__Given exercise__:
Begin with the opening line of the records and extract each line through the one holding "var width = 424, height = 289;"; pictures are not part of the copy.
◆ ◆ ◆ ◆ ◆ ◆ ◆
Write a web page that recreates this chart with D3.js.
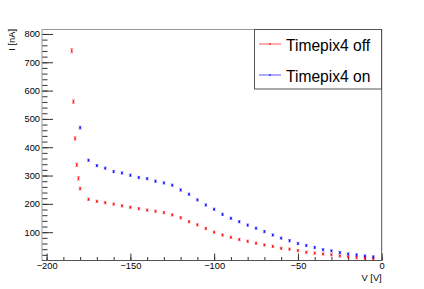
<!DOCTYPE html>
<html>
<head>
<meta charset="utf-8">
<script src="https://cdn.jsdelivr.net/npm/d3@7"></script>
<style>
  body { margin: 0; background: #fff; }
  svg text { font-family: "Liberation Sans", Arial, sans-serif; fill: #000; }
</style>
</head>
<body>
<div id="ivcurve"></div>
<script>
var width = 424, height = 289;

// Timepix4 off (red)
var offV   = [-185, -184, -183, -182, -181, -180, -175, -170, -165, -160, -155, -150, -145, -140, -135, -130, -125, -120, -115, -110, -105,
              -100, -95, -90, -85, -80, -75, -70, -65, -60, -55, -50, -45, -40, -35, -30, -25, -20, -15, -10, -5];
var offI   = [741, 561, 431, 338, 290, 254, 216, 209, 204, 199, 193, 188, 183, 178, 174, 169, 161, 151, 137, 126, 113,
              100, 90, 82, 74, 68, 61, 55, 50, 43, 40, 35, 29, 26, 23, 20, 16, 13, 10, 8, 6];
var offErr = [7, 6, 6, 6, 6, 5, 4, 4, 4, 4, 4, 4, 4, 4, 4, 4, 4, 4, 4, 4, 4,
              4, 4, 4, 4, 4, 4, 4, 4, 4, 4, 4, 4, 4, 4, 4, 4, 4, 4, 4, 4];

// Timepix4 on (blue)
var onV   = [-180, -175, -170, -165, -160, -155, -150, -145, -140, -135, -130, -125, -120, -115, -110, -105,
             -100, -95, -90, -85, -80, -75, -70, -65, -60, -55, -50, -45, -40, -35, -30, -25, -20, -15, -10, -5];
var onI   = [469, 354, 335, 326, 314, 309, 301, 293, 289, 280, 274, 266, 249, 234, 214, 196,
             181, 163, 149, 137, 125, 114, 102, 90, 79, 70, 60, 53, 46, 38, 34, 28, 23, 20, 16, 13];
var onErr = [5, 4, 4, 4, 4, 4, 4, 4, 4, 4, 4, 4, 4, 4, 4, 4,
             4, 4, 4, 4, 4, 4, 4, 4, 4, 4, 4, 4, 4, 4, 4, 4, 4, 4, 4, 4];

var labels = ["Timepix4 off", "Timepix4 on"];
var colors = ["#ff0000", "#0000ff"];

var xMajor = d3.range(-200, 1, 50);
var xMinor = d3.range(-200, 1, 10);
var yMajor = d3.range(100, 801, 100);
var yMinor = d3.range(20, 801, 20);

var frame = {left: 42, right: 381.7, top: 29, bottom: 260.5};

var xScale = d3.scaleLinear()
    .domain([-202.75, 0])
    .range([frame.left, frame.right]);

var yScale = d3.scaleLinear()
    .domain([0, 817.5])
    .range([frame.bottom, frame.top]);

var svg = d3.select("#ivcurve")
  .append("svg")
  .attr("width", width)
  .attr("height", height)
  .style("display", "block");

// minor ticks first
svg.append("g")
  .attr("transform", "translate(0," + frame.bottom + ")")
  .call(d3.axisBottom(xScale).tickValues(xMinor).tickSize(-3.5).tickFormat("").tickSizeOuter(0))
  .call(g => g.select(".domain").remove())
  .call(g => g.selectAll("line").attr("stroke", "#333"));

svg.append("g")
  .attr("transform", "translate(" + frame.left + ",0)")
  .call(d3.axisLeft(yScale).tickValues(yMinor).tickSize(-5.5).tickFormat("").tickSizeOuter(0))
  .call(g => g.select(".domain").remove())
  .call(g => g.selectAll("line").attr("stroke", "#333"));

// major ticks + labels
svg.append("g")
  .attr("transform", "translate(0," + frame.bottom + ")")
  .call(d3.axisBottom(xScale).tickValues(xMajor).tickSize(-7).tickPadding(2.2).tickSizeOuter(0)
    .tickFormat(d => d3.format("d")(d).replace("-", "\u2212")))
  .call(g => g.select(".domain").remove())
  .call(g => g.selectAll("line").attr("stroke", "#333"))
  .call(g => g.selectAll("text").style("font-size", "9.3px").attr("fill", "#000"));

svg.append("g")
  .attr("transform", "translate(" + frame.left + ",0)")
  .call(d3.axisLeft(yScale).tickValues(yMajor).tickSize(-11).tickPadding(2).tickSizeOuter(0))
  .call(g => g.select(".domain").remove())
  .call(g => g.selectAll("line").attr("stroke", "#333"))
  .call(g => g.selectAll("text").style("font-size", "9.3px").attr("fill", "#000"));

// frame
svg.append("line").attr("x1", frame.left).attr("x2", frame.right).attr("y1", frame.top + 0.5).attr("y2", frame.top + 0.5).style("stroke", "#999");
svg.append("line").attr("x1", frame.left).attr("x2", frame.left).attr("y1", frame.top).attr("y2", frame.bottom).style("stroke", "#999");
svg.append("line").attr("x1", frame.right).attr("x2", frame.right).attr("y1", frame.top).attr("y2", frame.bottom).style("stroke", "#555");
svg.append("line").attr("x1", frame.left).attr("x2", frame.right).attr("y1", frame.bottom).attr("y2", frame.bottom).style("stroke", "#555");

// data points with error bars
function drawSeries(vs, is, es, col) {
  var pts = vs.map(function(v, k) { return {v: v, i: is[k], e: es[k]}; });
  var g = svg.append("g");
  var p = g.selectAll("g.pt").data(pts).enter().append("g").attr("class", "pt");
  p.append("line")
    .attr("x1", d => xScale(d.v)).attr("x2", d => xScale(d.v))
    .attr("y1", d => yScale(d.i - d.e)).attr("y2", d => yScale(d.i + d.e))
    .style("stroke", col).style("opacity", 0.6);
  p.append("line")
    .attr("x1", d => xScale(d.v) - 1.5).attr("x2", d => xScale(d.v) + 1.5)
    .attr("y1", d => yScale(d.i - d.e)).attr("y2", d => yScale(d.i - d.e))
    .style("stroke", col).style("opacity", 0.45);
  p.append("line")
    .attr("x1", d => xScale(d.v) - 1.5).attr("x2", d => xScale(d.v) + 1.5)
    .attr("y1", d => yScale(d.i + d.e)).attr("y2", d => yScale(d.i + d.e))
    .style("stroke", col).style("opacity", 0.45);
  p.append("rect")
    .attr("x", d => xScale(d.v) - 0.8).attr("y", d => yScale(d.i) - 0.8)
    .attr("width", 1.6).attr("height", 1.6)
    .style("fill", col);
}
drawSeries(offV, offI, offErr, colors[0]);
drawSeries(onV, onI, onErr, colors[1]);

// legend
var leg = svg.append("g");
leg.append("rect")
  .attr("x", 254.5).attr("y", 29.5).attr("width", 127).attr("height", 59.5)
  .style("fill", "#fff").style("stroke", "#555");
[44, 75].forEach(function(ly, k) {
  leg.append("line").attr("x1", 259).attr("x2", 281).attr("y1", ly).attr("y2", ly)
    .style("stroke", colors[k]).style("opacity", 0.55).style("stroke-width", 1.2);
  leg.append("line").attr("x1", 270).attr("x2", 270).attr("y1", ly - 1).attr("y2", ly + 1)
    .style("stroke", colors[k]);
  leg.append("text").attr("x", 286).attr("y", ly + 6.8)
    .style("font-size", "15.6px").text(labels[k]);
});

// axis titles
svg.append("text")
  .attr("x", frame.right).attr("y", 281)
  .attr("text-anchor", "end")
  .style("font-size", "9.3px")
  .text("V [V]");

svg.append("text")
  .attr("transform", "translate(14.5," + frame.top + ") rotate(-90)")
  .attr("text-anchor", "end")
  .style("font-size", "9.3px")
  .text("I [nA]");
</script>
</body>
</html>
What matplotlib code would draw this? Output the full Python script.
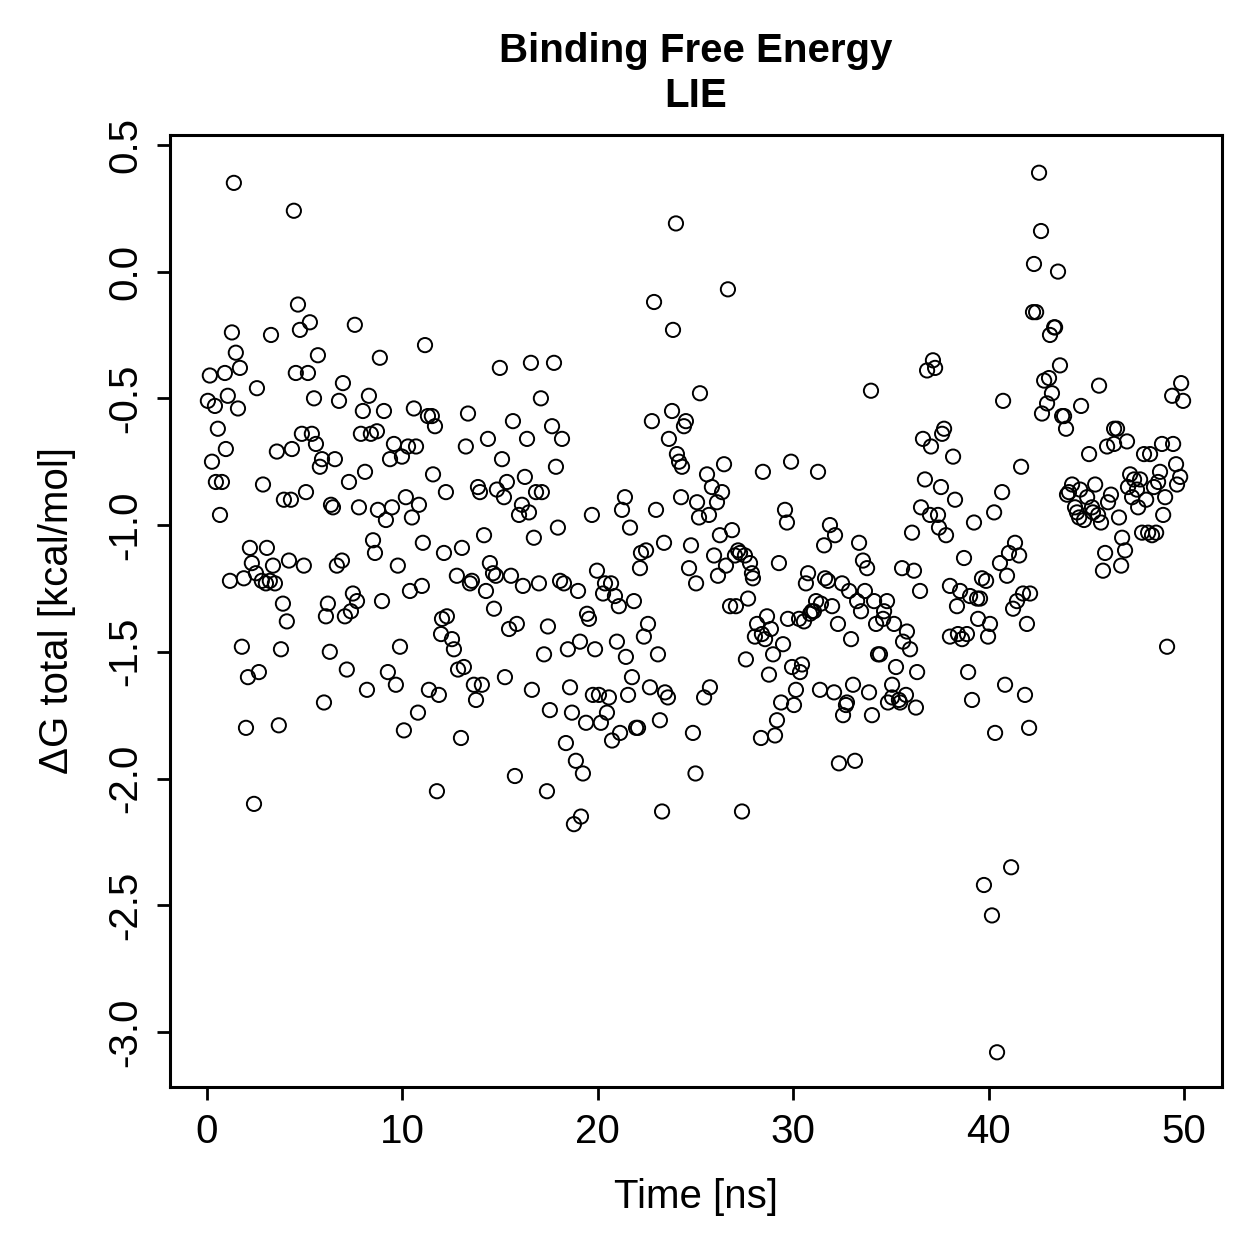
◆ ◆ ◆ ◆ ◆ ◆ ◆
__Finished task__:
Write a web page that recreates this chart with D3.js.
<!DOCTYPE html>
<html>
<head>
<meta charset="utf-8">
<script src="https://cdn.jsdelivr.net/npm/d3@7"></script>
<style>
  body { margin: 0; background: #fff; }
  svg text { font-family: "Liberation Sans", Arial, sans-serif; fill: #000; }
</style>
</head>
<body>
<div id="ivcurve"></div>
<script>
var width = 424, height = 289;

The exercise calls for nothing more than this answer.